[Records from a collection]

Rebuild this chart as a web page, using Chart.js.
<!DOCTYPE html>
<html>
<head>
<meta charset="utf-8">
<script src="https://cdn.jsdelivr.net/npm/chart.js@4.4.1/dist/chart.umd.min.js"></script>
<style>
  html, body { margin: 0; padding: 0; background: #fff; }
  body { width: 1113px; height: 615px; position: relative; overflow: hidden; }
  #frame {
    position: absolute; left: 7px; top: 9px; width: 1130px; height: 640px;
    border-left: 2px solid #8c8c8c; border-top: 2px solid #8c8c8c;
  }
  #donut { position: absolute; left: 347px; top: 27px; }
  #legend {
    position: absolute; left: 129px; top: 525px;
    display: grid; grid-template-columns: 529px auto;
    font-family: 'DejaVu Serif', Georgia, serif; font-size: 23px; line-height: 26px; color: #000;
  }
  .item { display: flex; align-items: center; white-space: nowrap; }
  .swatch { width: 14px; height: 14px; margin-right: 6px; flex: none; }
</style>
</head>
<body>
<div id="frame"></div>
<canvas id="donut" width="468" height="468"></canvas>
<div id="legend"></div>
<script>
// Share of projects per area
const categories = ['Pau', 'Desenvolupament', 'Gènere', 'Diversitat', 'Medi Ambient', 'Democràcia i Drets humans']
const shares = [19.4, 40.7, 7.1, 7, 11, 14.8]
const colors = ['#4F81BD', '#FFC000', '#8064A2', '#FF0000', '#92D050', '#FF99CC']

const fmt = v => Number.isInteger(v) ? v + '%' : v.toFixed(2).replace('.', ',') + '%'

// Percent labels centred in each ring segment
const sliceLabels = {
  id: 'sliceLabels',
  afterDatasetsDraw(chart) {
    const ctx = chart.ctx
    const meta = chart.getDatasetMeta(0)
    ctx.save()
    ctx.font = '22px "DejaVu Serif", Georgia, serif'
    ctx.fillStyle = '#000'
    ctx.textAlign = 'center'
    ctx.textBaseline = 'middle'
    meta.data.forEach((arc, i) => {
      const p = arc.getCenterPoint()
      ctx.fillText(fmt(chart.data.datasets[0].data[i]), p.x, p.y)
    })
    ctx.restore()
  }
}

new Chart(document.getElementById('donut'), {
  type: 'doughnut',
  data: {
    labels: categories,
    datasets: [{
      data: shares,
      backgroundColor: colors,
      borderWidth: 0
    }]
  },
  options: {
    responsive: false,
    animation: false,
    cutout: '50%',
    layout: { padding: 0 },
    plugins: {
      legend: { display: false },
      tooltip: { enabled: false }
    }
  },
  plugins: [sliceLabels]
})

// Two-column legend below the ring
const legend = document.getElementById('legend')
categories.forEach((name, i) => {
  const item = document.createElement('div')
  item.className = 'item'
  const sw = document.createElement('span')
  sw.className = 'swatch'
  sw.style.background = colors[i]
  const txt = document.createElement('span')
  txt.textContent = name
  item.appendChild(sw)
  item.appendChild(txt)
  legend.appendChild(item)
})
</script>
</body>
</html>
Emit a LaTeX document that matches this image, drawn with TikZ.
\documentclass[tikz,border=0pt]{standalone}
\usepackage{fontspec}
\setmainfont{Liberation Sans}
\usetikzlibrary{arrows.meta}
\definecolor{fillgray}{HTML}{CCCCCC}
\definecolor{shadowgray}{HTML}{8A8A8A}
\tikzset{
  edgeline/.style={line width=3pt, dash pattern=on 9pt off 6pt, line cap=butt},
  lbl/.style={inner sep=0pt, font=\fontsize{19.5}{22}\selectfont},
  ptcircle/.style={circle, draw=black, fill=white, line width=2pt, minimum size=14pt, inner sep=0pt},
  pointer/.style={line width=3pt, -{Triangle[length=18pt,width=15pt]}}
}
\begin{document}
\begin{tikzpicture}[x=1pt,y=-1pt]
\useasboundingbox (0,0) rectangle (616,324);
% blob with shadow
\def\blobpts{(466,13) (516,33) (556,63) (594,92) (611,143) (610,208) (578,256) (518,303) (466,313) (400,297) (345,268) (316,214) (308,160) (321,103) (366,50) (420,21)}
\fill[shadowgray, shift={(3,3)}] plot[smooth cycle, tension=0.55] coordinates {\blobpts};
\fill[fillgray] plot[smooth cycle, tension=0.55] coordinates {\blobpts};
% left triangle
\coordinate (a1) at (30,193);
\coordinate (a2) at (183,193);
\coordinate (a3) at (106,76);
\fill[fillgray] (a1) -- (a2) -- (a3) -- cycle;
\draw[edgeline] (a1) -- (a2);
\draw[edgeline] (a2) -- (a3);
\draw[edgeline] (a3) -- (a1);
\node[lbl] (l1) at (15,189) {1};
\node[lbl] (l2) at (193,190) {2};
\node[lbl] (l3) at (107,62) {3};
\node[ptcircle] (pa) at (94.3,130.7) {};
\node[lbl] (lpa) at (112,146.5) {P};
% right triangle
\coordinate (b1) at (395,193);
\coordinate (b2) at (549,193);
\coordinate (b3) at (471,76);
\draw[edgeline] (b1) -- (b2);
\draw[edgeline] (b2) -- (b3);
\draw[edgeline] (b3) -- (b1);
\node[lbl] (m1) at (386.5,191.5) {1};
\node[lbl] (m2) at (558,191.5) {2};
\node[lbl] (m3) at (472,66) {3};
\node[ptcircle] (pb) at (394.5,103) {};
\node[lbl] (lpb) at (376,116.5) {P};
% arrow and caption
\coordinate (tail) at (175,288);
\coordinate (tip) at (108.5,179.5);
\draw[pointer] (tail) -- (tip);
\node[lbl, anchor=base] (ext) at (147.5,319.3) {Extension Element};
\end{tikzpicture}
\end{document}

STATED EXERCISE>
Output the records exactly, including every line.

SOLVED PROBLEM>
Rebuild this chart as a web page, using Chart.js.
<!DOCTYPE html>
<html>
<head>
<meta charset="utf-8">
<script src="https://cdn.jsdelivr.net/npm/chart.js@4.4.1/dist/chart.umd.min.js"></script>
<style>
  html, body { margin: 0; padding: 0; background: #fff; }
  body { width: 1113px; height: 615px; position: relative; overflow: hidden; }
  #frame {
    position: absolute; left: 7px; top: 9px; width: 1130px; height: 640px;
    border-left: 2px solid #8c8c8c; border-top: 2px solid #8c8c8c;
  }
  #donut { position: absolute; left: 347px; top: 27px; }
  #legend {
    position: absolute; left: 129px; top: 525px;
    display: grid; grid-template-columns: 529px auto;
    font-family: 'DejaVu Serif', Georgia, serif; font-size: 23px; line-height: 26px; color: #000;
  }
  .item { display: flex; align-items: center; white-space: nowrap; }
  .swatch { width: 14px; height: 14px; margin-right: 6px; flex: none; }
</style>
</head>
<body>
<div id="frame"></div>
<canvas id="donut" width="468" height="468"></canvas>
<div id="legend"></div>
<script>
// Share of projects per area
const categories = ['Pau', 'Desenvolupament', 'Gènere', 'Diversitat', 'Medi Ambient', 'Democràcia i Drets humans']
const shares = [19.4, 40.7, 7.1, 7, 11, 14.8]
const colors = ['#4F81BD', '#FFC000', '#8064A2', '#FF0000', '#92D050', '#FF99CC']

const fmt = v => Number.isInteger(v) ? v + '%' : v.toFixed(2).replace('.', ',') + '%'

// Percent labels centred in each ring segment
const sliceLabels = {
  id: 'sliceLabels',
  afterDatasetsDraw(chart) {
    const ctx = chart.ctx
    const meta = chart.getDatasetMeta(0)
    ctx.save()
    ctx.font = '22px "DejaVu Serif", Georgia, serif'
    ctx.fillStyle = '#000'
    ctx.textAlign = 'center'
    ctx.textBaseline = 'middle'
    meta.data.forEach((arc, i) => {
      const p = arc.getCenterPoint()
      ctx.fillText(fmt(chart.data.datasets[0].data[i]), p.x, p.y)
    })
    ctx.restore()
  }
}

new Chart(document.getElementById('donut'), {
  type: 'doughnut',
  data: {
    labels: categories,
    datasets: [{
      data: shares,
      backgroundColor: colors,
      borderWidth: 0
    }]
  },
  options: {
    responsive: false,
    animation: false,
    cutout: '50%',
    layout: { padding: 0 },
    plugins: {
      legend: { display: false },
      tooltip: { enabled: false }
    }
  },
  plugins: [sliceLabels]
})

// Two-column legend below the ring
const legend = document.getElementById('legend')
categories.forEach((name, i) => {
  const item = document.createElement('div')
  item.className = 'item'
  const sw = document.createElement('span')
  sw.className = 'swatch'
  sw.style.background = colors[i]
  const txt = document.createElement('span')
  txt.textContent = name
  item.appendChild(sw)
  item.appendChild(txt)
  legend.appendChild(item)
})
</script>
</body>
</html>
Emit a LaTeX document that matches this image, drawn with TikZ.
\documentclass[tikz,border=0pt]{standalone}
\usepackage{fontspec}
\setmainfont{Liberation Sans}
\usetikzlibrary{arrows.meta}
\definecolor{fillgray}{HTML}{CCCCCC}
\definecolor{shadowgray}{HTML}{8A8A8A}
\tikzset{
  edgeline/.style={line width=3pt, dash pattern=on 9pt off 6pt, line cap=butt},
  lbl/.style={inner sep=0pt, font=\fontsize{19.5}{22}\selectfont},
  ptcircle/.style={circle, draw=black, fill=white, line width=2pt, minimum size=14pt, inner sep=0pt},
  pointer/.style={line width=3pt, -{Triangle[length=18pt,width=15pt]}}
}
\begin{document}
\begin{tikzpicture}[x=1pt,y=-1pt]
\useasboundingbox (0,0) rectangle (616,324);
% blob with shadow
\def\blobpts{(466,13) (516,33) (556,63) (594,92) (611,143) (610,208) (578,256) (518,303) (466,313) (400,297) (345,268) (316,214) (308,160) (321,103) (366,50) (420,21)}
\fill[shadowgray, shift={(3,3)}] plot[smooth cycle, tension=0.55] coordinates {\blobpts};
\fill[fillgray] plot[smooth cycle, tension=0.55] coordinates {\blobpts};
% left triangle
\coordinate (a1) at (30,193);
\coordinate (a2) at (183,193);
\coordinate (a3) at (106,76);
\fill[fillgray] (a1) -- (a2) -- (a3) -- cycle;
\draw[edgeline] (a1) -- (a2);
\draw[edgeline] (a2) -- (a3);
\draw[edgeline] (a3) -- (a1);
\node[lbl] (l1) at (15,189) {1};
\node[lbl] (l2) at (193,190) {2};
\node[lbl] (l3) at (107,62) {3};
\node[ptcircle] (pa) at (94.3,130.7) {};
\node[lbl] (lpa) at (112,146.5) {P};
% right triangle
\coordinate (b1) at (395,193);
\coordinate (b2) at (549,193);
\coordinate (b3) at (471,76);
\draw[edgeline] (b1) -- (b2);
\draw[edgeline] (b2) -- (b3);
\draw[edgeline] (b3) -- (b1);
\node[lbl] (m1) at (386.5,191.5) {1};
\node[lbl] (m2) at (558,191.5) {2};
\node[lbl] (m3) at (472,66) {3};
\node[ptcircle] (pb) at (394.5,103) {};
\node[lbl] (lpb) at (376,116.5) {P};
% arrow and caption
\coordinate (tail) at (175,288);
\coordinate (tip) at (108.5,179.5);
\draw[pointer] (tail) -- (tip);
\node[lbl, anchor=base] (ext) at (147.5,319.3) {Extension Element};
\end{tikzpicture}
\end{document}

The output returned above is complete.